Soapbox Post

David Morrow, Robert Kopp, and Michael Oppenheimer, in Environmental Research Letters, have called for establishing an International Climate Engineering Research Review Board – an IRB for efforts to engineer the planet. I concur. Geoengineering must be subject to global review and regulation. This entails two challenges: (1) what rules should the IRB enforce; and (2) how should it be organized. Here are eight thoughts:

 

1)  The Geoengineering IRB must insist on sound research grounded in reliable scientific evidence and theories and also realistic scenarios of climate change. Geoengineering research cannot be justified by high climate impacts alone but only by identifying a realistic scenario of climate impacts coupled to realistic appraisal of the ability of geoengineering to reduce or prevent those impacts. Otherwise, we’re just shooting in the dark and hoping not to hit anyone.

 

2)  The IRB must operate in a precautionary mode.
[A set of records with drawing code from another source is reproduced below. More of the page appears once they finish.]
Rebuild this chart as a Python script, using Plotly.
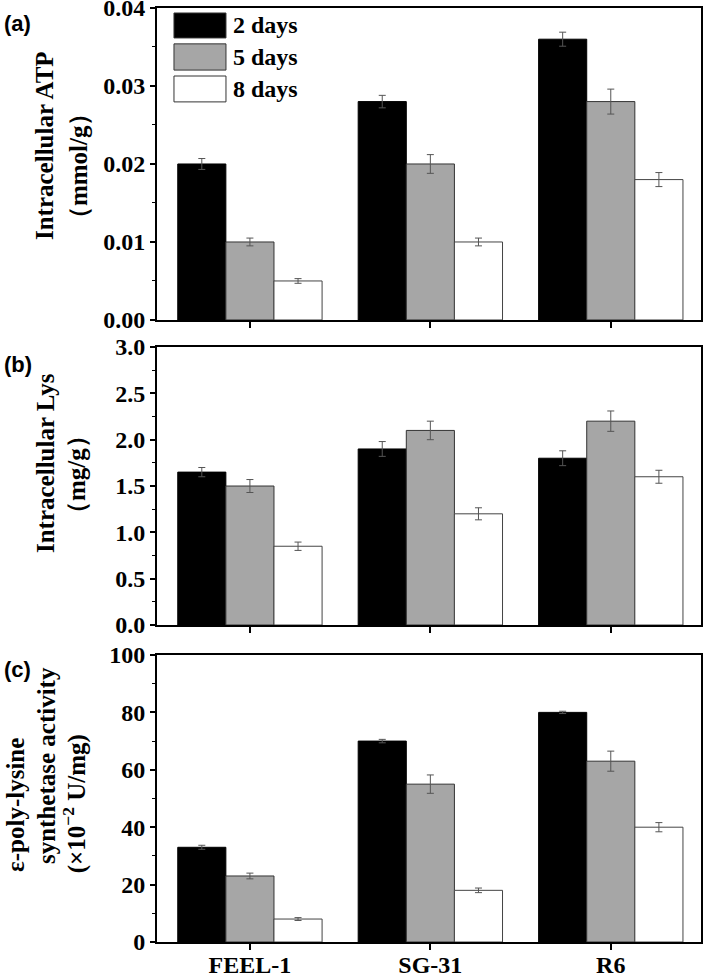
import plotly.graph_objects as go

categories = ["FEEL-1", "SG-31", "R6"]
series_names = ["2 days", "5 days", "8 days"]

atp_2d = [0.020, 0.028, 0.036]
atp_5d = [0.010, 0.020, 0.028]
atp_8d = [0.005, 0.010, 0.018]
atp_2d_err = [0.0007, 0.0008, 0.0009]
atp_5d_err = [0.0005, 0.0012, 0.0016]
atp_8d_err = [0.0003, 0.0005, 0.0009]

lys_2d = [1.65, 1.90, 1.80]
lys_5d = [1.50, 2.10, 2.20]
lys_8d = [0.85, 1.20, 1.60]
lys_2d_err = [0.05, 0.08, 0.08]
lys_5d_err = [0.07, 0.10, 0.11]
lys_8d_err = [0.045, 0.065, 0.07]

pls_2d = [33, 70, 80]
pls_5d = [23, 55, 63]
pls_8d = [8, 18, 40]
pls_2d_err = [0.7, 0.6, 0.4]
pls_5d_err = [1.0, 3.2, 3.5]
pls_8d_err = [0.5, 0.8, 1.6]

fill_colors = ["#000000", "#a6a6a6", "#ffffff"]
edge_colors = ["#000000", "#333333", "#444444"]

SERIF = "Liberation Serif"
SANS = "Liberation Sans"

panels = [
    ("x", "y", [atp_2d, atp_5d, atp_8d], [atp_2d_err, atp_5d_err, atp_8d_err]),
    ("x2", "y2", [lys_2d, lys_5d, lys_8d], [lys_2d_err, lys_5d_err, lys_8d_err]),
    ("x3", "y3", [pls_2d, pls_5d, pls_8d], [pls_2d_err, pls_5d_err, pls_8d_err]),
]

fig = go.Figure()
for xa, ya, vals, errs in panels:
    for i in range(3):
        fig.add_trace(go.Bar(
            x=categories, y=vals[i], name=series_names[i],
            xaxis=xa, yaxis=ya, showlegend=False,
            marker=dict(color=fill_colors[i], line=dict(color=edge_colors[i], width=1)),
            error_y=dict(type="data", array=errs[i], visible=True,
                         color="#555555", thickness=1, width=3.5),
        ))

xrange = [-0.515, 2.5]
common_x = dict(range=xrange, showline=True, linecolor="black", linewidth=2,
                mirror=True, ticks="outside", ticklen=6, tickwidth=2,
                tickcolor="black", showgrid=False, zeroline=False,
                type="category", automargin=False, ticklabeloverflow="allow")
common_y = dict(showline=True, linecolor="black", linewidth=2, mirror=True,
                ticks="outside", ticklen=5, tickwidth=1.5, tickcolor="black",
                showgrid=False, zeroline=False, automargin=False,
                ticklabeloverflow="allow",
                tickfont=dict(family=SERIF, size=24, color="black", weight="bold"))

fig.update_layout(
    width=709, height=978,
    margin=dict(l=157, r=8, t=8, b=36),
    paper_bgcolor="white", plot_bgcolor="white",
    barmode="group", bargap=0.2, bargroupgap=0,
    font=dict(family=SERIF, color="black"),
    xaxis=dict(domain=[0, 1], anchor="y", showticklabels=False, **common_x),
    xaxis2=dict(domain=[0, 1], anchor="y2", showticklabels=False, **common_x),
    xaxis3=dict(domain=[0, 1], anchor="y3", showticklabels=True,
                ticklabelstandoff=-6,
                tickfont=dict(family=SERIF, size=24, color="black", weight="bold"),
                **common_x),
    yaxis=dict(domain=[0.666, 1.0], anchor="x", range=[0, 0.04], dtick=0.01,
               tickformat=".2f",
               minor=dict(dtick=0.005, ticks="outside", ticklen=3, tickwidth=1, tickcolor="black"),
               **common_y),
    yaxis2=dict(domain=[0.3394, 0.637], anchor="x2", range=[0, 3.0], dtick=0.5,
                tickformat=".1f",
                minor=dict(dtick=0.25, ticks="outside", ticklen=3, tickwidth=1, tickcolor="black"),
                **common_y),
    yaxis3=dict(domain=[0, 0.3073], anchor="x3", range=[0, 100], dtick=20,
                minor=dict(dtick=10, ticks="outside", ticklen=3, tickwidth=1, tickcolor="black"),
                **common_y),
)

title_font = dict(family=SERIF, size=25, color="black", weight="bold")
title_lines = [
    ("Intracellular ATP", -0.2077, 0.8522),
    ("（mmol/g）", -0.1452, 0.8308),
    ("Intracellular Lys", -0.2059, 0.5128),
    ("（mg/g）", -0.1471, 0.5011),
    ("ε-poly-lysine", -0.2592, 0.1467),
    ("synthetase activity", -0.2040, 0.1884),
    ("(×10<sup>−2</sup> U/mg)", -0.1500, 0.1478),
]
for txt, xx, yy in title_lines:
    fig.add_annotation(text=txt, x=xx, y=yy, xref="paper", yref="paper",
                       xanchor="center", yanchor="middle", textangle=-90,
                       showarrow=False, font=title_font)

letter_font = dict(family=SANS, size=22, color="black", weight="bold")
for txt, yy in [("(a)", 0.999), ("(b)", 0.6338), ("(c)", 0.3073)]:
    fig.add_annotation(text=txt, x=-0.285, y=yy, xref="paper", yref="paper",
                       xanchor="left", yanchor="top", showarrow=False, font=letter_font)

# legend swatches inside panel (a)
legend_rows = [(0.984, 0.904), (0.885, 0.801), (0.782, 0.699)]
for i, (y1, y0) in enumerate(legend_rows):
    fig.add_shape(type="rect", xref="x domain", yref="y domain",
                  x0=0.0312, x1=0.1268, y0=y0, y1=y1,
                  fillcolor=fill_colors[i], line=dict(color="#333333", width=1))
    fig.add_annotation(text=series_names[i], xref="x domain", yref="y domain",
                       x=0.136, y=(y0 + y1) / 2, xanchor="left", yanchor="middle",
                       showarrow=False,
                       font=dict(family=SERIF, size=24, color="black", weight="bold"))

fig.write_html("out.html", config={"displayModeBar": False},
               post_script="document.body.style.margin='0';document.body.style.padding='0';")
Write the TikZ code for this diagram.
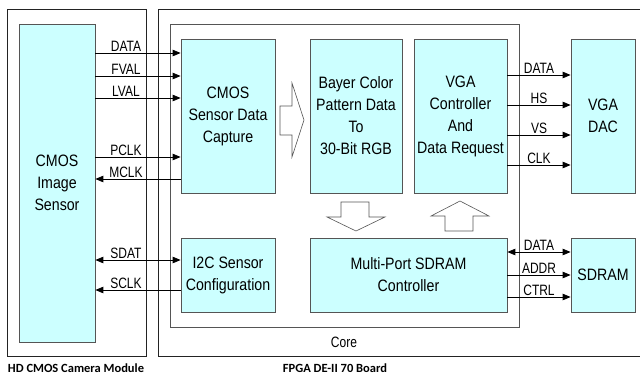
\documentclass[tikz,border=0pt]{standalone}
\usepackage{fontspec}
\setmainfont{Liberation Sans}
\newfontfamily\boxfont[FakeStretch=0.86]{Liberation Sans}
\newfontfamily\sigfont[FakeStretch=0.8]{Liberation Sans}
\newfontfamily\capfont{Carlito}
\usepackage{tikz}
\usetikzlibrary{shapes,arrows}

\definecolor{blockFill}{RGB}{204,255,255}
\definecolor{blockLine}{RGB}{85,85,85}
\definecolor{frameLine}{RGB}{35,35,35}

\tikzset{
  block/.style={draw=blockLine, fill=blockFill, line width=0.9pt, inner sep=0pt, align=center,
    font=\boxfont\fontsize{16.5}{22}\selectfont},
  sig/.style={font=\sigfont\fontsize{15}{17}\selectfont, inner sep=0pt, anchor=base},
  wire/.style={line width=0.8pt, >=triangle 45},
  bigarrow/.style={draw=blockLine, fill=white, line width=0.6pt},
  frame/.style={draw=frameLine, line width=0.9pt},
}

\begin{document}
\begin{tikzpicture}[x=1pt,y=-1pt]
\useasboundingbox (0,0) rectangle (640,380);
\draw[frame] (7,9) rectangle (146,356);
\draw[frame] (158,9) rectangle (660,356);
\draw[draw=blockLine, line width=0.9pt] (170,24) rectangle (519,327);

\node[block, minimum width=76, minimum height=318] (sensor) at (57,183) {CMOS\\Image\\Sensor};
\node[block, minimum width=94, minimum height=154] (capture) at (228,116) {CMOS\\Sensor Data\\Capture};
\node[block, minimum width=92, minimum height=154] (bayer) at (356,116) {Bayer Color\\Pattern Data\\To\\30-Bit RGB};
\node[block, minimum width=93, minimum height=154] (vgactl) at (460.5,116) {VGA\\Controller\\And\\Data Request};
\node[block, minimum width=64, minimum height=154] (vgadac) at (603,116) {VGA\\DAC};
\node[block, minimum width=94, minimum height=74] (i2c) at (228,275) {I2C Sensor\\Configuration};
\node[block, minimum width=197, minimum height=74] (sdramctl) at (408.5,275) {Multi-Port SDRAM\\Controller};
\node[block, minimum width=64, minimum height=74] (sdram) at (603,275) {SDRAM};

\foreach \name/\y in {DATA/53, FVAL/76, LVAL/98, PCLK/157}
{
  \draw[wire,->] (sensor.east |- 0,\y) -- (capture.west |- 0,\y);
  \node[sig] at (126,\y-2) {\name};
}
\draw[wire,<-] (sensor.east |- 0,179) -- (capture.west |- 0,179);
\node[sig] at (126,177) {MCLK};
\draw[wire,<->] (sensor.east |- 0,260) -- (i2c.west |- 0,260);
\node[sig] at (126,258) {SDAT};
\draw[wire,<-] (sensor.east |- 0,290) -- (i2c.west |- 0,290);
\node[sig] at (126,288) {SCLK};

\foreach \name/\y in {DATA/75, HS/105, VS/135, CLK/165}
{
  \draw[wire,->] (vgactl.east |- 0,\y) -- (vgadac.west |- 0,\y);
  \node[sig] at (539,\y-2) {\name};
}
\draw[wire,<->] (sdramctl.east |- 0,252) -- (sdram.west |- 0,252);
\node[sig] at (539,250) {DATA};
\foreach \name/\y in {ADDR/275, CTRL/297}
{
  \draw[wire,->] (sdramctl.east |- 0,\y) -- (sdram.west |- 0,\y);
  \node[sig] at (539,\y-2) {\name};
}

\draw[bigarrow] (280,106) -- (292,106) -- (292,83) -- (304,120) -- (292,157) -- (292,135) -- (280,135) -- cycle;
\draw[bigarrow] (341,202) -- (369,202) -- (369,217) -- (385,217) -- (356,231) -- (327,217) -- (341,217) -- cycle;
\draw[bigarrow] (445,231) -- (473,231) -- (473,216) -- (489,216) -- (460,201) -- (431,216) -- (445,216) -- cycle;

\node[font=\sigfont\fontsize{15}{17}\selectfont, inner sep=0pt] (core) at (344,342) {Core};
\node[font=\capfont\bfseries\fontsize{12.5}{14}\selectfont, inner sep=0pt] (camlabel) at (76,368) {HD CMOS Camera Module};
\node[font=\capfont\bfseries\fontsize{12.5}{14}\selectfont, inner sep=0pt] (fpgalabel) at (335,368) {FPGA DE-II 70 Board};
\end{tikzpicture}
\end{document}
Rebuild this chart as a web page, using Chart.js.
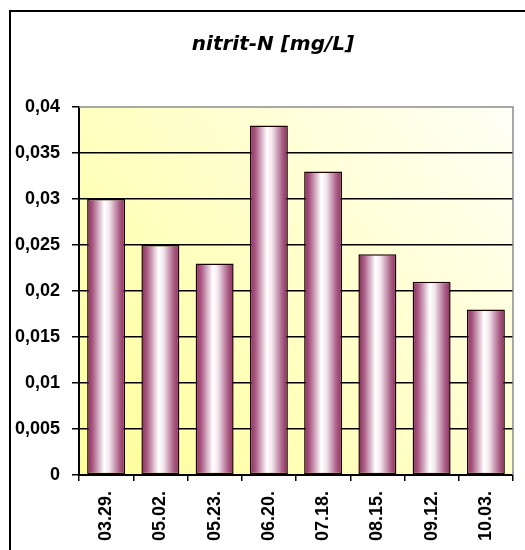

IRBs often work for institutions with a vested financial and reputational interest in the success of research, and their members are researchers who often want to avoid conflicts with their colleagues.  Hence, IRBs approach their job as not to block research but to help researchers conduct their work in an ethically reasonable fashion. The joke about many IRBs is that they’ve never met a research project they didn’t approve. That’s not good enough in this case. A Geongineering IRB must block unjustified and unethical research.

 

3)  Clear rules for public consent must be developed and enforced. No matter how well constructed an IRB, its job is to supplement, not replace, the judgment of people being experimented upon. Since individual consent for the whole planet is unwieldy, group consent procedures will have to be developed. But what process of group consent? This is not an easy question. Getting the consent of governmental representatives is inadequate, and serious proposals must be made and debated by the global community regarding how the consent of global publics could be obtained.

 

4)  The IRB should include a broad membership. Diversity should include geographic, ethnic, disciplinary, economic, cultural, and religious considerations. It should include geoengineering researchers, climate scientists, ecologists, economists, social scientists, and humanists. It should include experts, lay people, public officials, and representatives of the business sector and non-governmental organizations. We’re talking about some of the most serious decisions the planet will make regarding its future. Such decisions must take into account a wide range of knowledges and perspectives.

 

5)  Climate risks should not be taken out of their larger environmental and human contexts. Consider geoengineering experiments in the 1960s to alter the direction of hurricanes in the Caribbean to avoid hurricanes charging every fall at Miami, Tampa, and New Orleans. The experiments didn’t work, but that wasn’t why they were discontinued. Someone finally realized that roughly half of the annual rainfall in Southeastern states comes from hurricanes. Driving them out to sea would have caused protracted, long-term drought for the region. Climatic variables often exhibit complex and dynamic relationships with human systems, with both current and geoengineered climate trajectories exhibiting winners and losers, risks and benefits. Even diverting Katrina from New Orleans to the east would simply have displaced its destructiveness into Florida, Alabama and Georgia.

 

6)  Geoengineering experiments must be evaluated case-by-case. Too frequently, the case for geoengineering research is made in the aggregate. Wouldn’t it be prudent, advocates ask, to pursue geoengineering research to reduce uncertainties that surround it? Far from it. Prudence demands, at best, pursuing some geoengineering experiments, but certainly not others. As I suggested above, a key question for the IRB will be sorting out which research to pursue and which to avoid.

 

7)  Geoengineering should follow the European Union’s approach to large, internationally diverse research teams. If researchers can’t figure out how to convince colleagues and institutions from other countries to participate, then it needs better thinking. There are lots of ways geoengineering could go wrong. It could be done for financial gain rather than public good. It could be parochially oriented toward solving one country’s perceived problems at the expense of another’s. It could simply be too risky or too experimental or inadequately well thought through and designed. Ensuring broad, international teams of researchers, including especially researchers from countries that are likely to experience potential risks from the research, would go far toward generating global credibility for geoengineering research and ensuring that multiple scientific and socio-cultural perspectives were given due weight in its design.

 

8)  Finally, the IRB should insist on recent precedent from the US National Science Foundation and include explicit evaluation of the social and ethical implications of large-scale research projects and the inclusion of social science and humanities researchers as partners in the research teams.